Yevgeny Evdokimov and Anatoly Zaikin from Russia’s nanotech corporation, Rusnano:
“Debilitated as they might be, both the Russian government and emerging private investors in innovation are still trying hard to move closer towards one another in a bid to create a quality innovation infrastructure capable of aiding in commercialization of a huge number of Russian scientific projects.”
Both men explained to Marchmont that Rusnano was now working on its Nanotech Centers program to be implemented within the next few years, and the centers were expected to become one of the components of such infrastructure.
“There mission will be to help both educational/R&D institutions and private companies market their nano-related developments and sell integrated solutions and/or products, and selling licenses or setting up hi-tech SMEs is to be a way to achieve this.”
As Mr. Zaikin said, a tender has been opened for the creation of nanocenters, and first winners will be announced early next year. By the end of 2010 first nanocenters are to be properly financed, and up and running, he added.

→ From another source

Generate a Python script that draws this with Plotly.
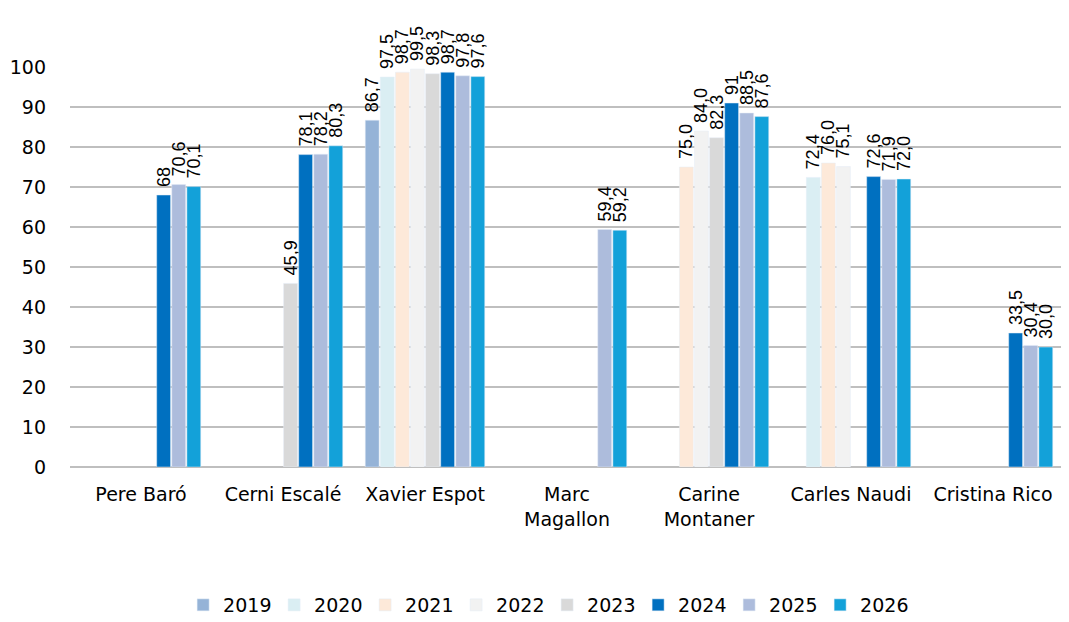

Philip H. de Leon, president of Trade Connections International, a Washington, DC based consultancy:
“2009 was a tumultuous year. Companies that have money to retain my services as a consultant or representative are hoarding it and so are banks, even though everyone agrees they should be lending it to jump-start the economy. After a period where no one was doing business or even talking about doing business as if it would bring further bad luck, we have now entered in a phase where not many are doing business but where most are making plans for 2010. The next phase will be where everyone will get back to doing business, beyond the survival mode we are in.”
For Mr. de Leon, too, any crisis brings both pain and benefits.
“This downtime has enabled me to reassess my business model, fine-tune my message and more importantly strengthen valuable contacts with existing and potential business clients and partners, finance providers and facilitators, ambassadors and embassy staff, law firms, translators, etc. With such a network in place, I will be able to take on projects that will come across my desk and plug in all the right people to work with.
This downtime has also enabled me to publish many articles on emerging markets, energy, finance, and outsourcing issues, to give interviews, to moderate panels and speak at conferences, enabling me along the way to deepen my expertise in promising sectors. I thank the crisis but it is time now for it to go away.”